Bonnier retains ownership of the farm, and the easement allows her to manage it as she sees fit as long as it stays productive farmland. She donated the value of the easement to the Land Conservancy.
Such charitable donations can be used as tax write-offs. She declined to state the value of the donation.
Creating a permanent greenbelt between San Luis Obispo and Los Osos is a top goal of the Land Conservancy, said Daniel Bohlman, the group’s conservation director. Such deals not only protect prime farmland, but they also make sure the two communities maintain their separate identities and protect the bucolic beauty of the valley.
Like the Highland Ranch, Vintage Organics contains a variety of natural habitats in addition to farmland that makes it worthy of conservation. These include coast live oak woodlands and serpentine soils that provide habitat for a variety of rare plant and animal species endemic to the San Luis Obispo area.
The conservation deal was partially funded by the Department of Defense’s Army Compatible Use Buffer program that funds land conservation deals near Army bases, said Capt. David Ruiz, director of training and security at Camp San Luis Obispo.
The buffer program paid $135,000 to the Land Conservancy to cover the cost of negotiating and finalizing the deal.
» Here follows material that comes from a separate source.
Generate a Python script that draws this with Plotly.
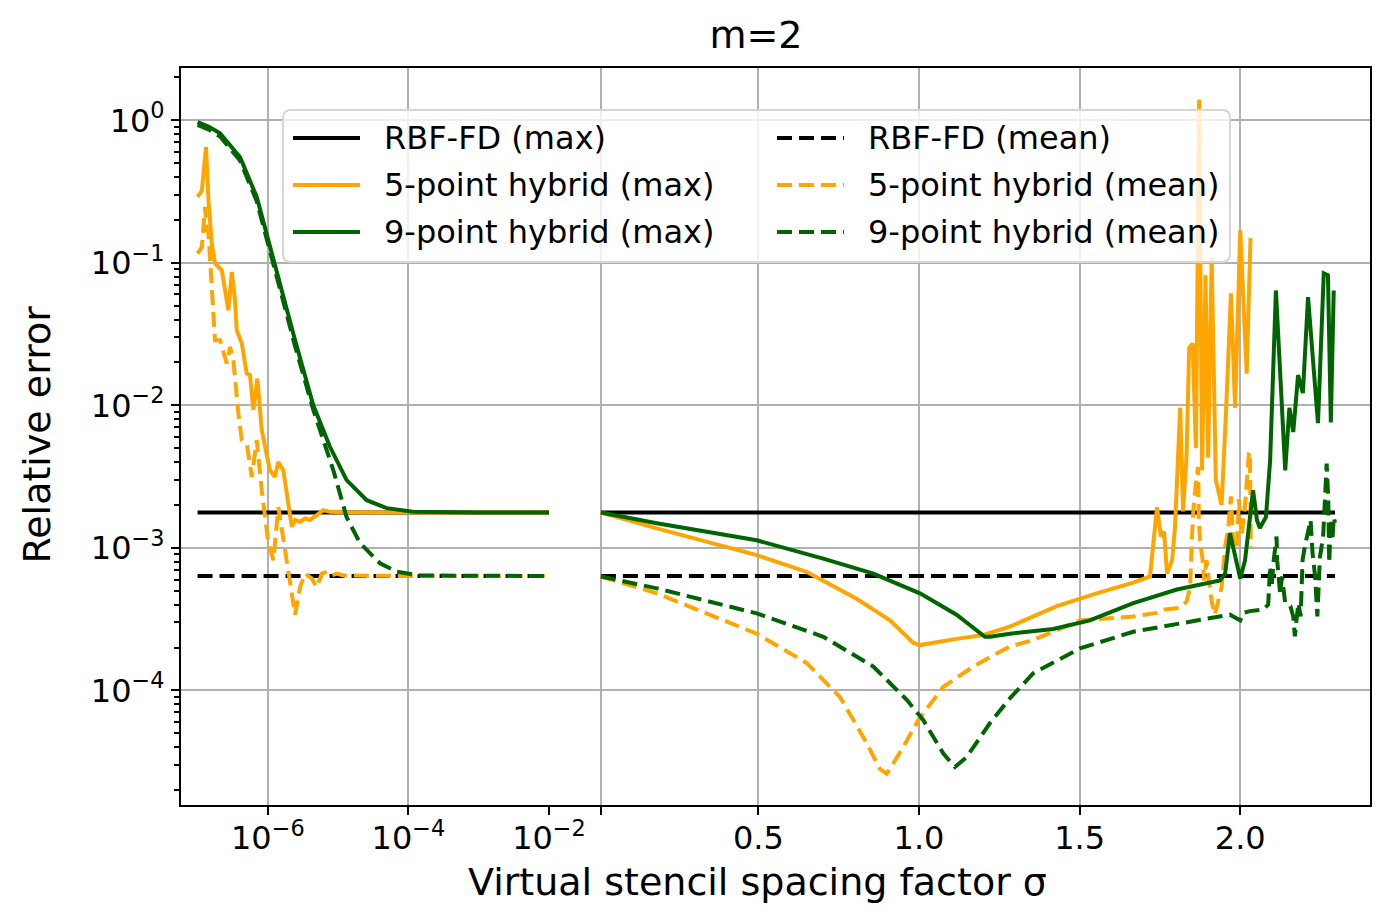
import plotly.graph_objects as go

# --- values ---
RBF_MAX = 1.77e-3
RBF_MEAN = 6.35e-4

# sigma range of the two halves of the broken axis
sigma_lo_span = [1e-7, 1e-2]
sigma_hi_span = [0.01, 2.295]

# small sigma (log part)
p5_max_lo_x = [1.0e-7, 1.15e-7, 1.32e-7, 1.43e-7, 1.59e-7, 1.77e-7, 2.21e-7, 2.74e-7, 3.07e-7,
               3.41e-7, 3.61e-7, 4.26e-7, 5.01e-7, 5.58e-7, 6.22e-7, 7.10e-7, 8.19e-7, 1.07e-6,
               1.26e-6, 1.41e-6, 1.66e-6, 1.96e-6, 2.19e-6, 2.44e-6, 2.87e-6, 3.38e-6, 3.98e-6,
               4.96e-6, 6.17e-6, 7.67e-6, 1.19e-5, 1e-4, 1e-2]
p5_max_lo_y = [0.29, 0.32, 0.65, 0.275, 0.137, 0.099, 0.0887, 0.0465, 0.0863,
               0.0547, 0.0337, 0.0272, 0.0167, 0.0163, 0.0093, 0.0154, 0.0067, 0.0035,
               0.00315, 0.0040, 0.0035, 0.00205, 0.00141, 0.00157, 0.00152, 0.00161, 0.00157,
               0.0017, 0.00184, 0.00179, 0.00178, 0.00177, 0.00177]

p5_mean_lo_x = [1.0e-7, 1.15e-7, 1.28e-7, 1.35e-7, 1.43e-7, 1.59e-7, 1.77e-7, 2.09e-7, 2.60e-7,
                2.90e-7, 3.23e-7, 3.80e-7, 4.26e-7, 5.01e-7, 5.90e-7, 6.95e-7, 8.19e-7, 1.02e-6,
                1.20e-6, 1.41e-6, 1.58e-6, 1.86e-6, 2.19e-6, 2.44e-6, 2.87e-6, 3.38e-6, 4.21e-6,
                4.96e-6, 5.85e-6, 6.89e-6, 8.11e-6, 9.55e-6, 1.19e-5, 1e-4, 1e-2]
p5_mean_lo_y = [0.116, 0.129, 0.247, 0.169, 0.161, 0.0678, 0.0286, 0.0286, 0.0197,
                0.0257, 0.0207, 0.0088, 0.0057, 0.0054, 0.00315, 0.0057, 0.00254, 0.00107,
                0.00082, 0.00193, 0.00133, 0.00078, 0.00045, 0.00034, 0.00053, 0.00066, 0.00061,
                0.00053, 0.00066, 0.00068, 0.00064, 0.00066, 0.00064, 0.000635, 0.000635]

p9_max_lo_x = [1.0e-7, 1.45e-7, 2.09e-7, 4.03e-7, 6.95e-7, 1.07e-6, 1.49e-6, 2.44e-6, 4.43e-6,
               7.67e-6, 1.32e-5, 2.55e-5, 4.91e-5, 1.16e-4, 1e-3, 1e-2]
p9_max_lo_y = [0.97, 0.90, 0.81, 0.55, 0.29, 0.129, 0.0678, 0.0286, 0.0100,
               0.0051, 0.00299, 0.00216, 0.0019, 0.00179, 0.00177, 0.00177]

p9_mean_lo_x = [1.0e-7, 1.45e-7, 2.09e-7, 4.03e-7, 6.95e-7, 1.07e-6, 1.49e-6, 2.44e-6, 4.43e-6,
                8.55e-6, 1.32e-5, 2.05e-5, 3.94e-5, 6.82e-5, 1.46e-4, 1e-3, 1e-2]
p9_mean_lo_y = [0.93, 0.86, 0.77, 0.52, 0.27, 0.12, 0.063, 0.026, 0.0093,
                0.0035, 0.00164, 0.00108, 0.00078, 0.00068, 0.00064, 0.000635, 0.000635]

# larger sigma (linear part)
p5_max_hi_x = [0.01, 0.184, 0.495, 0.650, 0.806, 0.910, 0.982, 1.003, 1.117, 1.200, 1.283, 1.314,
               1.429, 1.553, 1.667, 1.719, 1.741, 1.753, 1.763, 1.772, 1.788, 1.797, 1.813, 1.822,
               1.833, 1.841, 1.852, 1.862, 1.872, 1.881, 1.892, 1.900, 1.911, 1.924, 1.942, 1.956,
               1.971, 1.984, 2.000, 2.020, 2.032]
p5_max_hi_y = [0.00177, 0.00137, 0.00089, 0.00068, 0.00044, 0.00031, 0.000216, 0.000208, 0.00023,
               0.000245, 0.00028, 0.0003, 0.00039, 0.00048, 0.00057, 0.00063, 0.00193, 0.0012,
               0.0013, 0.00066, 0.00082, 0.00141, 0.0096, 0.0018, 0.0045, 0.0252, 0.0272, 0.005,
               1.40, 0.0035, 0.0818, 0.0043, 0.109, 0.003, 0.002, 0.0093, 0.0612, 0.0096, 0.169,
               0.0167, 0.149]

p5_mean_hi_x = [0.01, 0.184, 0.495, 0.650, 0.754, 0.827, 0.879, 0.900, 0.951, 0.998, 1.076, 1.169,
                1.252, 1.283, 1.356, 1.501, 1.667, 1.741, 1.766, 1.813, 1.833, 1.844, 1.849, 1.854,
                1.864, 1.869, 1.871, 1.875, 1.882, 1.888, 1.895, 1.906, 1.911, 1.921, 1.942, 1.953,
                1.963, 1.971, 1.978, 1.989, 1.996, 2.004, 2.015, 2.027, 2.030, 2.033]
p5_mean_hi_y = [0.00063, 0.00048, 0.00025, 0.000156, 0.00009, 0.000047, 0.000028, 0.000026, 0.00004,
                0.000062, 0.000106, 0.000147, 0.000187, 0.000203, 0.000226, 0.00031, 0.00033,
                0.00035, 0.00037, 0.00038, 0.00042, 0.00053, 0.0011, 0.00184, 0.0032, 0.0037,
                0.0016, 0.0011, 0.00086, 0.00059, 0.00082, 0.00053, 0.00042, 0.00034, 0.00053,
                0.00102, 0.0014, 0.0023, 0.0011, 0.00097, 0.0022, 0.0012, 0.002, 0.0046, 0.0047,
                0.00102]

p9_max_hi_x = [0.01, 0.184, 0.495, 0.702, 0.858, 1.003, 1.117, 1.205, 1.221, 1.283, 1.418, 1.532,
               1.667, 1.803, 1.937, 1.953, 1.968, 1.984, 2.000, 2.015, 2.040, 2.052, 2.061, 2.080,
               2.093, 2.111, 2.140, 2.153, 2.165, 2.180, 2.195, 2.211, 2.242, 2.260, 2.273, 2.282,
               2.291]
p9_max_hi_y = [0.00177, 0.00149, 0.00113, 0.00084, 0.00066, 0.00048, 0.00034, 0.000238, 0.000238,
               0.00025, 0.00027, 0.00031, 0.00041, 0.00051, 0.00059, 0.00066, 0.00127, 0.00086,
               0.00061, 0.00082, 0.00254, 0.00157, 0.00138, 0.00164, 0.0041, 0.064, 0.0035,
               0.0096, 0.0065, 0.0163, 0.0122, 0.0574, 0.0075, 0.0845, 0.0818, 0.0076, 0.064]

p9_mean_hi_x = [0.01, 0.184, 0.495, 0.702, 0.858, 0.962, 1.013, 1.076, 1.112, 1.148, 1.221, 1.283,
                1.356, 1.501, 1.667, 1.823, 1.927, 1.968, 2.000, 2.009, 2.030, 2.072, 2.087, 2.093,
                2.098, 2.103, 2.113, 2.115, 2.124, 2.130, 2.140, 2.156, 2.165, 2.170, 2.175, 2.181,
                2.188, 2.194, 2.201, 2.212, 2.219, 2.225, 2.233, 2.240, 2.248, 2.258, 2.269, 2.274,
                2.277, 2.282, 2.287, 2.291, 2.295]
p9_mean_hi_y = [0.00063, 0.00052, 0.000347, 0.000238, 0.000147, 0.000086, 0.000062, 0.000036,
                0.000029, 0.000034, 0.000059, 0.000088, 0.000132, 0.000197, 0.000258, 0.0003,
                0.00033, 0.00034, 0.00031, 0.00035, 0.00036, 0.00037, 0.0004, 0.00074, 0.00053,
                0.00078, 0.0012, 0.00082, 0.00048, 0.00063, 0.00041, 0.00039, 0.00033, 0.00024,
                0.00031, 0.00041, 0.00033, 0.00082, 0.00102, 0.00133, 0.00157, 0.00092, 0.00063,
                0.00033, 0.00086, 0.0012, 0.0039, 0.0022, 0.00078, 0.0016, 0.00113, 0.00164, 0.0015]

lo_tick_vals = [1e-6, 1e-4, 1e-2]
lo_tick_text = ["10<sup>\u22126</sup>", "10<sup>\u22124</sup>", "10<sup>\u22122</sup>"]
hi_tick_vals = [0.01, 0.5, 1.0, 1.5, 2.0]
hi_tick_text = ["", "0.5", "1.0", "1.5", "2.0"]
y_tick_vals = [1e-4, 1e-3, 1e-2, 1e-1, 1]
y_tick_text = ["10<sup>\u22124</sup>", "10<sup>\u22123</sup>", "10<sup>\u22122</sup>",
               "10<sup>\u22121</sup>", "10<sup>0</sup>"]
y_minor_vals = [m * 10.0 ** e for e in range(-5, 1) for m in range(2, 10)
                if 1.6e-5 < m * 10.0 ** e < 2.3]

ORANGE = "#ffa500"
GREEN = "#006400"
FONT = "DejaVu Sans"
GRID = "#b0b0b0"
DASH = "15px,7px"
LW = 4

# page is drawn inside the body's 8px margin, so the figure is sized to fit the window
W, H = 1374, 905
ML, MR, MT, MB = 172, 11, 59, 107
PX0, PY0 = 8 + ML, 8 + MT          # plot area origin on the page
PW, PH = W - ML - MR, H - MT - MB


def px(x):
    return (x - PX0) / PW


def py(y):
    return 1 - (y - PY0) / PH


def curve(x, y, color, dash, name, xaxis):
    return go.Scatter(x=x, y=y, mode="lines", name=name, showlegend=False,
                      line=dict(color=color, width=LW, dash=dash),
                      xaxis=xaxis, yaxis="y", hoverinfo="skip")


series = [
    ("RBF-FD (max)", "black", "solid", [RBF_MAX, RBF_MAX], [RBF_MAX, RBF_MAX],
     sigma_lo_span, sigma_hi_span),
    ("RBF-FD (mean)", "black", DASH, [RBF_MEAN, RBF_MEAN], [RBF_MEAN, RBF_MEAN],
     sigma_lo_span, sigma_hi_span),
    ("5-point hybrid (max)", ORANGE, "solid", p5_max_lo_y, p5_max_hi_y, p5_max_lo_x, p5_max_hi_x),
    ("5-point hybrid (mean)", ORANGE, DASH, p5_mean_lo_y, p5_mean_hi_y, p5_mean_lo_x, p5_mean_hi_x),
    ("9-point hybrid (max)", GREEN, "solid", p9_max_lo_y, p9_max_hi_y, p9_max_lo_x, p9_max_hi_x),
    ("9-point hybrid (mean)", GREEN, DASH, p9_mean_lo_y, p9_mean_hi_y, p9_mean_lo_x, p9_mean_hi_x),
]

fig = go.Figure()
# empty full-width subplot so the horizontal grid runs across the axis break
fig.add_trace(go.Scatter(x=[None], y=[None], xaxis="x", yaxis="y", showlegend=False,
                         hoverinfo="skip"))
for name, color, dash, ylo, yhi, xlo, xhi in series:
    fig.add_trace(curve(xlo, ylo, color, dash, name, "x2"))
    fig.add_trace(curve(xhi, yhi, color, dash, name, "x3"))

# legend box (two columns, matplotlib-like), drawn over the data
lx0, lx1, ly0, ly1 = px(283), px(1230), py(262), py(110)
rx, ry = 8 / PW, 8 / PH
legend_path = (f"M{lx0 + rx},{ly0} L{lx1 - rx},{ly0} Q{lx1},{ly0} {lx1},{ly0 + ry} "
               f"L{lx1},{ly1 - ry} Q{lx1},{ly1} {lx1 - rx},{ly1} L{lx0 + rx},{ly1} "
               f"Q{lx0},{ly1} {lx0},{ly1 - ry} L{lx0},{ly0 + ry} Q{lx0},{ly0} {lx0 + rx},{ly0} Z")
shapes = [dict(type="path", path=legend_path, xref="paper", yref="paper", layer="above",
               fillcolor="rgba(255,255,255,0.8)", line=dict(color="#d6d6d6", width=2))]
annotations = []
col_x = [293, 777]
row_y = [138, 185, 232]
for i, (name, color, dash, *_rest) in enumerate(series):
    col, row = i % 2, i // 2
    x0 = col_x[col]
    yy = py(row_y[row])
    shapes.append(dict(type="line", xref="paper", yref="paper", layer="above",
                       x0=px(x0), x1=px(x0 + 67), y0=yy, y1=yy,
                       line=dict(color=color, width=LW, dash=dash)))
    annotations.append(dict(text=name, xref="paper", yref="paper", x=px(x0 + 89), y=yy,
                            xanchor="left", yanchor="middle", showarrow=False,
                            font=dict(size=32)))

shapes.append(dict(type="rect", xref="paper", yref="paper", x0=0, x1=1, y0=0, y1=1,
                   line=dict(color="black", width=2), layer="above"))

annotations += [
    dict(text="Virtual stencil spacing factor \u03c3", xref="paper", yref="paper",
         x=px(757), y=py(882), xanchor="center", yanchor="middle",
         showarrow=False, font=dict(size=38)),
    dict(text="Relative error", xref="paper", yref="paper", textangle=-90,
         x=px(36), y=py(434.5), xanchor="center", yanchor="middle",
         showarrow=False, font=dict(size=38)),
]

xcommon = dict(anchor="y", ticks="outside", ticklen=8, tickwidth=2, tickcolor="black",
               showgrid=True, gridcolor=GRID, gridwidth=2, showline=False, zeroline=False,
               tickfont=dict(size=32), automargin=False, ticklabelstandoff=-4)

fig.update_layout(
    width=W, height=H,
    margin=dict(l=ML, r=MR, t=MT, b=MB, autoexpand=False),
    plot_bgcolor="white", paper_bgcolor="white",
    font=dict(family=FONT, size=32, color="black"),
    title=dict(text="m=2", x=(756 - 8) / W, xanchor="center", xref="container",
               y=1 - (35 - 8) / H, yanchor="middle", yref="container", font=dict(size=38)),
    xaxis=dict(domain=[0, 1], range=[0, 1], visible=False, anchor="y", automargin=False),
    xaxis2=dict(domain=[0, px(549)], type="log", range=[-7.25, -2],
                tickvals=lo_tick_vals, ticktext=lo_tick_text, **xcommon),
    xaxis3=dict(domain=[px(597.7), 1], range=[0, 2.407],
                tickvals=hi_tick_vals, ticktext=hi_tick_text, **xcommon),
    yaxis=dict(type="log", range=[-4.811, 0.374], anchor="x",
               tickvals=y_tick_vals, ticktext=y_tick_text,
               ticks="outside", ticklen=8, tickwidth=2, tickcolor="black",
               showgrid=True, gridcolor=GRID, gridwidth=2, showline=False, zeroline=False,
               tickfont=dict(size=32), automargin=False,
               minor=dict(tickvals=y_minor_vals, ticks="outside", ticklen=5, tickwidth=1.5,
                          tickcolor="black", showgrid=False)),
    showlegend=False,
    shapes=shapes,
    annotations=annotations,
)

fig.write_html("out.html")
Camp San Luis Obispo is just north of Los Osos Valley.
The goal of the buffer program is to discourage housing developments and other activities near bases nationwide that may hinder military activities, such as small-arms live-fire training. To date, more than 1,100 acres surrounding Camp San Luis Obispo have been protected under the program.
It also offers a source of environmental mitigation if that training harms wildlife or other sensitive resources on the base, said Nathan Parks, environmental planner at Camp Roberts.
“Military training and frogs don’t go well together at all,” he said.